_Problem statement_
Each entry below is to be duplicated verbatim.

_Provided data_
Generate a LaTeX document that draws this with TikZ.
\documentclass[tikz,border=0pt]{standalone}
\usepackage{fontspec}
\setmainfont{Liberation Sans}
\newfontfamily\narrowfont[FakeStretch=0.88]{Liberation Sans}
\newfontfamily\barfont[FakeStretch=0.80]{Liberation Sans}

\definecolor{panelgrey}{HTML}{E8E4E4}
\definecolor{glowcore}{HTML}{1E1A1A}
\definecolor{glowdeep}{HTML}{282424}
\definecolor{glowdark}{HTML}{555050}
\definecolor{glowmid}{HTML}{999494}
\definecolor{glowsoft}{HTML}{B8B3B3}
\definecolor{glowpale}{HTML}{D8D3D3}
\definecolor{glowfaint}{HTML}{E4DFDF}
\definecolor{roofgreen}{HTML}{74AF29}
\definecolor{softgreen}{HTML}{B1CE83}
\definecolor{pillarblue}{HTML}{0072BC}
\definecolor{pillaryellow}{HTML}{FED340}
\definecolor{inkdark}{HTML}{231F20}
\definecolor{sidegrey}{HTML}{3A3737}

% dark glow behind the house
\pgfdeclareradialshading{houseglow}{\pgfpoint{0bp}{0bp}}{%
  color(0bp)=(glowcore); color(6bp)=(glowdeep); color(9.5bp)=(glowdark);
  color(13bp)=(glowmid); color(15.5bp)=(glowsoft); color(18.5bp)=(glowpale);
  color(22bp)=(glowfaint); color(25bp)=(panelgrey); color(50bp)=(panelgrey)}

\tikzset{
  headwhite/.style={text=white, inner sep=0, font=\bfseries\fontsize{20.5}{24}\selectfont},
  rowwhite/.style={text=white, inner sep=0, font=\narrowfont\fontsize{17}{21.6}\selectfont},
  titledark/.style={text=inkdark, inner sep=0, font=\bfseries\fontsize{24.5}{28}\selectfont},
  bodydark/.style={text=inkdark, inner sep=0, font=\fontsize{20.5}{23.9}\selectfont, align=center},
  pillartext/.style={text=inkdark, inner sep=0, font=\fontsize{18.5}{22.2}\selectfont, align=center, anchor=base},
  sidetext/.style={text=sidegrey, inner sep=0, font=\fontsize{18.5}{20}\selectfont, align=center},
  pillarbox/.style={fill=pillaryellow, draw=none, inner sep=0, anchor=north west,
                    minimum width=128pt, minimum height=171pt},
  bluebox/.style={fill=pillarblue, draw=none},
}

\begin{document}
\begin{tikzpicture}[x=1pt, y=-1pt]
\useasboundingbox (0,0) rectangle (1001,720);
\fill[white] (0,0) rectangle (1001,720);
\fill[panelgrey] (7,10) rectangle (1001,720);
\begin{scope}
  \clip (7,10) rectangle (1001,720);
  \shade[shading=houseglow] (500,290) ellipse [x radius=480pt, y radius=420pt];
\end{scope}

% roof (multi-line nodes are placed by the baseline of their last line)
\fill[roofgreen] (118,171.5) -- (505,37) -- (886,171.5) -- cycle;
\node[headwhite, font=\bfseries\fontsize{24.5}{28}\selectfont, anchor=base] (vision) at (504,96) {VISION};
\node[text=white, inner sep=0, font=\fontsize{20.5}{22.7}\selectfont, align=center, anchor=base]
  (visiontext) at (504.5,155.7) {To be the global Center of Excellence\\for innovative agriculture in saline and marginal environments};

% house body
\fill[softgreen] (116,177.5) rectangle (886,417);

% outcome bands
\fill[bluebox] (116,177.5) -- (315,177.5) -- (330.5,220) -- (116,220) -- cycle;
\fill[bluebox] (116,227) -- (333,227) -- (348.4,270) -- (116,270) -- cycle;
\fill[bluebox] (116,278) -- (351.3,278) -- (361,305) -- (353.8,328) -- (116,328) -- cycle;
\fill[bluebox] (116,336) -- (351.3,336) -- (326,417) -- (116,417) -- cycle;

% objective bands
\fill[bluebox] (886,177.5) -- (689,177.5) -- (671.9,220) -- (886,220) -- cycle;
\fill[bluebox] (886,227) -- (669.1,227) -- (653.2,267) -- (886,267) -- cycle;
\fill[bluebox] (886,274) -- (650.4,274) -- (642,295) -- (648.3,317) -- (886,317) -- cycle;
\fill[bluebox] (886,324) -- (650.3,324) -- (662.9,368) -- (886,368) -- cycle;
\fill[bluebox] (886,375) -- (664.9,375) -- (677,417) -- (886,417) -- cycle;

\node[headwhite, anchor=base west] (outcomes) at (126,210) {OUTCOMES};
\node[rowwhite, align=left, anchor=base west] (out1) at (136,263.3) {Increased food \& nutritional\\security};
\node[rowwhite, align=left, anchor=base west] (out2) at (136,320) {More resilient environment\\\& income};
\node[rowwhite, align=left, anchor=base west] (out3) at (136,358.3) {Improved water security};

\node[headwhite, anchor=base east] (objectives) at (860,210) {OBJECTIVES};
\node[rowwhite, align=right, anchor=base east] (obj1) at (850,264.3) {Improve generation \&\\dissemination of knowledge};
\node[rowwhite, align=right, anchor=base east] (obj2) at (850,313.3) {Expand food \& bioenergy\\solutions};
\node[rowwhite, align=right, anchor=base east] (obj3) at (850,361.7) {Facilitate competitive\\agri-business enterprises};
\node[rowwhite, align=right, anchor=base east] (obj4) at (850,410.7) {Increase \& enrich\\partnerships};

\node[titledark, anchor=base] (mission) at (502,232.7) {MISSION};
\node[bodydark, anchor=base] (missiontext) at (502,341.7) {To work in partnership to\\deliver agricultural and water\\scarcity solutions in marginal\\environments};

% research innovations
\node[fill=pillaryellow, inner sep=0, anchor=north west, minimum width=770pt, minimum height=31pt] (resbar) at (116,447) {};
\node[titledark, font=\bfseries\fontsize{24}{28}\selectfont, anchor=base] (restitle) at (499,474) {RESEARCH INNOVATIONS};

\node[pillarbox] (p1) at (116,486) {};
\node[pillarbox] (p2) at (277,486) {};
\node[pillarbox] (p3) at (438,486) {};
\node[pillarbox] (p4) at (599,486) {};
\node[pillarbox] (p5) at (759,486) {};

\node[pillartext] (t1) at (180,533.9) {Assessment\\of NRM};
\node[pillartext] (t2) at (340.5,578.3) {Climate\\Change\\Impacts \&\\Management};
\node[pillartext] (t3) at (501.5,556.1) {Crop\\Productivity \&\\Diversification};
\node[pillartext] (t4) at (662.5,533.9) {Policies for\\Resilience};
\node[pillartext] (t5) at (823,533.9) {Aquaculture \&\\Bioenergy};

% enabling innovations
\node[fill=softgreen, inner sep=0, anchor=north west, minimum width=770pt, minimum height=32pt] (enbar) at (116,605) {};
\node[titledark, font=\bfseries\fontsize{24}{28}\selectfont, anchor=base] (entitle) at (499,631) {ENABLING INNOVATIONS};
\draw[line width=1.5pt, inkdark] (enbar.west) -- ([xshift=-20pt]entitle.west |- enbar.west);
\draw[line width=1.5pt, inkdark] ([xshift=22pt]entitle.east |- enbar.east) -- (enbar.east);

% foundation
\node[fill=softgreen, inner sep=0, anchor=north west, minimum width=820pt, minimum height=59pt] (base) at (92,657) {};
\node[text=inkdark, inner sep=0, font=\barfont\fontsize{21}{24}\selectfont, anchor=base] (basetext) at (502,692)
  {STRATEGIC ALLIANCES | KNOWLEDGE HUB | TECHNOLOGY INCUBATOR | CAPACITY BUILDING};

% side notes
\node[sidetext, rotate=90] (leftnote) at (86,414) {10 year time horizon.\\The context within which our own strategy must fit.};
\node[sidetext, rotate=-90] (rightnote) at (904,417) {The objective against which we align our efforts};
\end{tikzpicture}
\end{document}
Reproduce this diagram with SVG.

_Reply_
Generate a LaTeX document that draws this with TikZ.
\documentclass[tikz,border=0pt]{standalone}
\usepackage{fontspec}
\setmainfont{Liberation Sans}
\newfontfamily\narrowfont[FakeStretch=0.88]{Liberation Sans}
\newfontfamily\barfont[FakeStretch=0.80]{Liberation Sans}

\definecolor{panelgrey}{HTML}{E8E4E4}
\definecolor{glowcore}{HTML}{1E1A1A}
\definecolor{glowdeep}{HTML}{282424}
\definecolor{glowdark}{HTML}{555050}
\definecolor{glowmid}{HTML}{999494}
\definecolor{glowsoft}{HTML}{B8B3B3}
\definecolor{glowpale}{HTML}{D8D3D3}
\definecolor{glowfaint}{HTML}{E4DFDF}
\definecolor{roofgreen}{HTML}{74AF29}
\definecolor{softgreen}{HTML}{B1CE83}
\definecolor{pillarblue}{HTML}{0072BC}
\definecolor{pillaryellow}{HTML}{FED340}
\definecolor{inkdark}{HTML}{231F20}
\definecolor{sidegrey}{HTML}{3A3737}

% dark glow behind the house
\pgfdeclareradialshading{houseglow}{\pgfpoint{0bp}{0bp}}{%
  color(0bp)=(glowcore); color(6bp)=(glowdeep); color(9.5bp)=(glowdark);
  color(13bp)=(glowmid); color(15.5bp)=(glowsoft); color(18.5bp)=(glowpale);
  color(22bp)=(glowfaint); color(25bp)=(panelgrey); color(50bp)=(panelgrey)}

\tikzset{
  headwhite/.style={text=white, inner sep=0, font=\bfseries\fontsize{20.5}{24}\selectfont},
  rowwhite/.style={text=white, inner sep=0, font=\narrowfont\fontsize{17}{21.6}\selectfont},
  titledark/.style={text=inkdark, inner sep=0, font=\bfseries\fontsize{24.5}{28}\selectfont},
  bodydark/.style={text=inkdark, inner sep=0, font=\fontsize{20.5}{23.9}\selectfont, align=center},
  pillartext/.style={text=inkdark, inner sep=0, font=\fontsize{18.5}{22.2}\selectfont, align=center, anchor=base},
  sidetext/.style={text=sidegrey, inner sep=0, font=\fontsize{18.5}{20}\selectfont, align=center},
  pillarbox/.style={fill=pillaryellow, draw=none, inner sep=0, anchor=north west,
                    minimum width=128pt, minimum height=171pt},
  bluebox/.style={fill=pillarblue, draw=none},
}

\begin{document}
\begin{tikzpicture}[x=1pt, y=-1pt]
\useasboundingbox (0,0) rectangle (1001,720);
\fill[white] (0,0) rectangle (1001,720);
\fill[panelgrey] (7,10) rectangle (1001,720);
\begin{scope}
  \clip (7,10) rectangle (1001,720);
  \shade[shading=houseglow] (500,290) ellipse [x radius=480pt, y radius=420pt];
\end{scope}

% roof (multi-line nodes are placed by the baseline of their last line)
\fill[roofgreen] (118,171.5) -- (505,37) -- (886,171.5) -- cycle;
\node[headwhite, font=\bfseries\fontsize{24.5}{28}\selectfont, anchor=base] (vision) at (504,96) {VISION};
\node[text=white, inner sep=0, font=\fontsize{20.5}{22.7}\selectfont, align=center, anchor=base]
  (visiontext) at (504.5,155.7) {To be the global Center of Excellence\\for innovative agriculture in saline and marginal environments};

% house body
\fill[softgreen] (116,177.5) rectangle (886,417);

% outcome bands
\fill[bluebox] (116,177.5) -- (315,177.5) -- (330.5,220) -- (116,220) -- cycle;
\fill[bluebox] (116,227) -- (333,227) -- (348.4,270) -- (116,270) -- cycle;
\fill[bluebox] (116,278) -- (351.3,278) -- (361,305) -- (353.8,328) -- (116,328) -- cycle;
\fill[bluebox] (116,336) -- (351.3,336) -- (326,417) -- (116,417) -- cycle;

% objective bands
\fill[bluebox] (886,177.5) -- (689,177.5) -- (671.9,220) -- (886,220) -- cycle;
\fill[bluebox] (886,227) -- (669.1,227) -- (653.2,267) -- (886,267) -- cycle;
\fill[bluebox] (886,274) -- (650.4,274) -- (642,295) -- (648.3,317) -- (886,317) -- cycle;
\fill[bluebox] (886,324) -- (650.3,324) -- (662.9,368) -- (886,368) -- cycle;
\fill[bluebox] (886,375) -- (664.9,375) -- (677,417) -- (886,417) -- cycle;

\node[headwhite, anchor=base west] (outcomes) at (126,210) {OUTCOMES};
\node[rowwhite, align=left, anchor=base west] (out1) at (136,263.3) {Increased food \& nutritional\\security};
\node[rowwhite, align=left, anchor=base west] (out2) at (136,320) {More resilient environment\\\& income};
\node[rowwhite, align=left, anchor=base west] (out3) at (136,358.3) {Improved water security};

\node[headwhite, anchor=base east] (objectives) at (860,210) {OBJECTIVES};
\node[rowwhite, align=right, anchor=base east] (obj1) at (850,264.3) {Improve generation \&\\dissemination of knowledge};
\node[rowwhite, align=right, anchor=base east] (obj2) at (850,313.3) {Expand food \& bioenergy\\solutions};
\node[rowwhite, align=right, anchor=base east] (obj3) at (850,361.7) {Facilitate competitive\\agri-business enterprises};
\node[rowwhite, align=right, anchor=base east] (obj4) at (850,410.7) {Increase \& enrich\\partnerships};

\node[titledark, anchor=base] (mission) at (502,232.7) {MISSION};
\node[bodydark, anchor=base] (missiontext) at (502,341.7) {To work in partnership to\\deliver agricultural and water\\scarcity solutions in marginal\\environments};

% research innovations
\node[fill=pillaryellow, inner sep=0, anchor=north west, minimum width=770pt, minimum height=31pt] (resbar) at (116,447) {};
\node[titledark, font=\bfseries\fontsize{24}{28}\selectfont, anchor=base] (restitle) at (499,474) {RESEARCH INNOVATIONS};

\node[pillarbox] (p1) at (116,486) {};
\node[pillarbox] (p2) at (277,486) {};
\node[pillarbox] (p3) at (438,486) {};
\node[pillarbox] (p4) at (599,486) {};
\node[pillarbox] (p5) at (759,486) {};

\node[pillartext] (t1) at (180,533.9) {Assessment\\of NRM};
\node[pillartext] (t2) at (340.5,578.3) {Climate\\Change\\Impacts \&\\Management};
\node[pillartext] (t3) at (501.5,556.1) {Crop\\Productivity \&\\Diversification};
\node[pillartext] (t4) at (662.5,533.9) {Policies for\\Resilience};
\node[pillartext] (t5) at (823,533.9) {Aquaculture \&\\Bioenergy};

% enabling innovations
\node[fill=softgreen, inner sep=0, anchor=north west, minimum width=770pt, minimum height=32pt] (enbar) at (116,605) {};
\node[titledark, font=\bfseries\fontsize{24}{28}\selectfont, anchor=base] (entitle) at (499,631) {ENABLING INNOVATIONS};
\draw[line width=1.5pt, inkdark] (enbar.west) -- ([xshift=-20pt]entitle.west |- enbar.west);
\draw[line width=1.5pt, inkdark] ([xshift=22pt]entitle.east |- enbar.east) -- (enbar.east);

% foundation
\node[fill=softgreen, inner sep=0, anchor=north west, minimum width=820pt, minimum height=59pt] (base) at (92,657) {};
\node[text=inkdark, inner sep=0, font=\barfont\fontsize{21}{24}\selectfont, anchor=base] (basetext) at (502,692)
  {STRATEGIC ALLIANCES | KNOWLEDGE HUB | TECHNOLOGY INCUBATOR | CAPACITY BUILDING};

% side notes
\node[sidetext, rotate=90] (leftnote) at (86,414) {10 year time horizon.\\The context within which our own strategy must fit.};
\node[sidetext, rotate=-90] (rightnote) at (904,417) {The objective against which we align our efforts};
\end{tikzpicture}
\end{document}
Reproduce this diagram with SVG.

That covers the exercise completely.